# Task details:
Please repeat the records below exactly, from the first line through the line containing "const yDomains = [[45.5, 49.5], [45.5, 49.5], [44.5, 49.5]];", and nothing more.

(A run of records)
>>>>

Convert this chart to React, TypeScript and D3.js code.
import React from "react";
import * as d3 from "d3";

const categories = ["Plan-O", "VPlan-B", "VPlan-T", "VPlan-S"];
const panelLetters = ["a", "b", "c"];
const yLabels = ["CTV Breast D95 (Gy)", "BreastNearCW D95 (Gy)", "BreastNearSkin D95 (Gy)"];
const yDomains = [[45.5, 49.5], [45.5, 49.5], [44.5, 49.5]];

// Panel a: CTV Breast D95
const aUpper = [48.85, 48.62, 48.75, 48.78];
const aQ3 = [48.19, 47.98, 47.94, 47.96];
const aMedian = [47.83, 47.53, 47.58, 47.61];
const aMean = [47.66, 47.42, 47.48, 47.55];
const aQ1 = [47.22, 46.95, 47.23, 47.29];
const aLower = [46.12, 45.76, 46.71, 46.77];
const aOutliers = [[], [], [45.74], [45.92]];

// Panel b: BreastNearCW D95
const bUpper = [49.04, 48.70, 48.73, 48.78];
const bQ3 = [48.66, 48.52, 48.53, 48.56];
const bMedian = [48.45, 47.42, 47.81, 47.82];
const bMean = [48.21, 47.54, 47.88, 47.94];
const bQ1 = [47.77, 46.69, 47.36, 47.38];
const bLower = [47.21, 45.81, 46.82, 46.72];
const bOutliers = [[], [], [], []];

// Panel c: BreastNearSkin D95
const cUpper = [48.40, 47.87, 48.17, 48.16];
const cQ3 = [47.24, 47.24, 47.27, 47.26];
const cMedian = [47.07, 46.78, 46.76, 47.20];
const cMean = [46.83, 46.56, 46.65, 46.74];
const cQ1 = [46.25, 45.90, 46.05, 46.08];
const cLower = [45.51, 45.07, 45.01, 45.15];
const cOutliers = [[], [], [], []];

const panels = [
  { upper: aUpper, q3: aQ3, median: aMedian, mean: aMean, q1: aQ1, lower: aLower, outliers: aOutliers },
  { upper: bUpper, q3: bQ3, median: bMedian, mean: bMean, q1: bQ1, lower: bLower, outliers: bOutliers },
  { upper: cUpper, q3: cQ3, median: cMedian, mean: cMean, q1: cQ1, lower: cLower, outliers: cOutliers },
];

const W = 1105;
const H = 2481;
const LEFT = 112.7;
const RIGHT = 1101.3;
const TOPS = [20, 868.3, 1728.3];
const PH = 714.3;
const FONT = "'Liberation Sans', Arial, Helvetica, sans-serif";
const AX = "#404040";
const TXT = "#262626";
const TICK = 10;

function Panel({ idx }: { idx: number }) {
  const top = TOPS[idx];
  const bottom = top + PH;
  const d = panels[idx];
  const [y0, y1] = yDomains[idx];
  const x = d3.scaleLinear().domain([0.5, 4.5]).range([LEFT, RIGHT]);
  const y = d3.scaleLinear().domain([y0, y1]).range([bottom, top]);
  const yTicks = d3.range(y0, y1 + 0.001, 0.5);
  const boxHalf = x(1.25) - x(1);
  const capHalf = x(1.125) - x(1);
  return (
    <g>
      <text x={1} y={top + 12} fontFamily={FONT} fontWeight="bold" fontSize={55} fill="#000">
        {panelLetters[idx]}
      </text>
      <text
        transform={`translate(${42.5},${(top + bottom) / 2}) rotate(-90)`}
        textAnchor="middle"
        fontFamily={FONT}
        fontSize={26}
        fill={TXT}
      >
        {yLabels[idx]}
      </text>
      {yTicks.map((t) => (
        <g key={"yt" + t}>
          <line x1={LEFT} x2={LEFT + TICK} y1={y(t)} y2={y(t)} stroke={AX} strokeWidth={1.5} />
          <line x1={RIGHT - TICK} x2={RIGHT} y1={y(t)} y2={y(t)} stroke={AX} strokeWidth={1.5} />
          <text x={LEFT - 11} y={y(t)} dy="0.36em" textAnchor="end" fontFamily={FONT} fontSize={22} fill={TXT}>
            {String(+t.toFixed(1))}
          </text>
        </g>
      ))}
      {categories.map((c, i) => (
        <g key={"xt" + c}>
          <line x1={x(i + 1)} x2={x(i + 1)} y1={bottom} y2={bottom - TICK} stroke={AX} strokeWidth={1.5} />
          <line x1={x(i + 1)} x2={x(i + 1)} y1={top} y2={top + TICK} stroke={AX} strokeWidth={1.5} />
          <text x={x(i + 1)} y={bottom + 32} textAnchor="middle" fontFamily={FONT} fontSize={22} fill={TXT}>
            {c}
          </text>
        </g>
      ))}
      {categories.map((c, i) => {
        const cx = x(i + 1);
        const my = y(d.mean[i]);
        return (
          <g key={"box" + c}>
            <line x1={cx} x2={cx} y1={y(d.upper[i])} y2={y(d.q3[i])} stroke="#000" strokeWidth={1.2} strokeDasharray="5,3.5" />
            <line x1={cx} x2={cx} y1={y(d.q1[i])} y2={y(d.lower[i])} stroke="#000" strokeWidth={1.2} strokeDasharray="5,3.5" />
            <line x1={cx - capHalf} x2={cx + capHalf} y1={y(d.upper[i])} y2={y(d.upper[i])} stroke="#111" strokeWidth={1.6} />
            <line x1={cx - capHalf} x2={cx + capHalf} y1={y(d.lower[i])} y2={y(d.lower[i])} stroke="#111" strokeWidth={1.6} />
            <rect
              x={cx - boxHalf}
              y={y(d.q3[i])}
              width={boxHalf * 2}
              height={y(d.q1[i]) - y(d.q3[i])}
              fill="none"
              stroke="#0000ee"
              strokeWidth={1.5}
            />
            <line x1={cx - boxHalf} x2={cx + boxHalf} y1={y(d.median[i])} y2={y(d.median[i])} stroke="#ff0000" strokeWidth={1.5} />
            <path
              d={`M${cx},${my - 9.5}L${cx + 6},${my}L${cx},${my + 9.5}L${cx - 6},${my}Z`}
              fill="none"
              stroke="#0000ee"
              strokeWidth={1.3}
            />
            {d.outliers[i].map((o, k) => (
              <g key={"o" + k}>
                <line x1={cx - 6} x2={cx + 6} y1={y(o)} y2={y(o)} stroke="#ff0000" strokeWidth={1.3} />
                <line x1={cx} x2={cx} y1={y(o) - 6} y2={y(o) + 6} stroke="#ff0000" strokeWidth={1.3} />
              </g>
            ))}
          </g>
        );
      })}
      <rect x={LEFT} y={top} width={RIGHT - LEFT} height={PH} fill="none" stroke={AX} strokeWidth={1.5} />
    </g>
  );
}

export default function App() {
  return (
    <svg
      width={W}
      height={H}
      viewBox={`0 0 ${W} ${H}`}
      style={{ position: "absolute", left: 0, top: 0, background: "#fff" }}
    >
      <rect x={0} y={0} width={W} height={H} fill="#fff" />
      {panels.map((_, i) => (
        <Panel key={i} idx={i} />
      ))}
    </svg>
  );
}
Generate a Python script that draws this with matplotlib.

<<<<

# Correct result:
Convert this chart to React, TypeScript and D3.js code.
import React from "react";
import * as d3 from "d3";

const categories = ["Plan-O", "VPlan-B", "VPlan-T", "VPlan-S"];
const panelLetters = ["a", "b", "c"];
const yLabels = ["CTV Breast D95 (Gy)", "BreastNearCW D95 (Gy)", "BreastNearSkin D95 (Gy)"];
const yDomains = [[45.5, 49.5], [45.5, 49.5], [44.5, 49.5]];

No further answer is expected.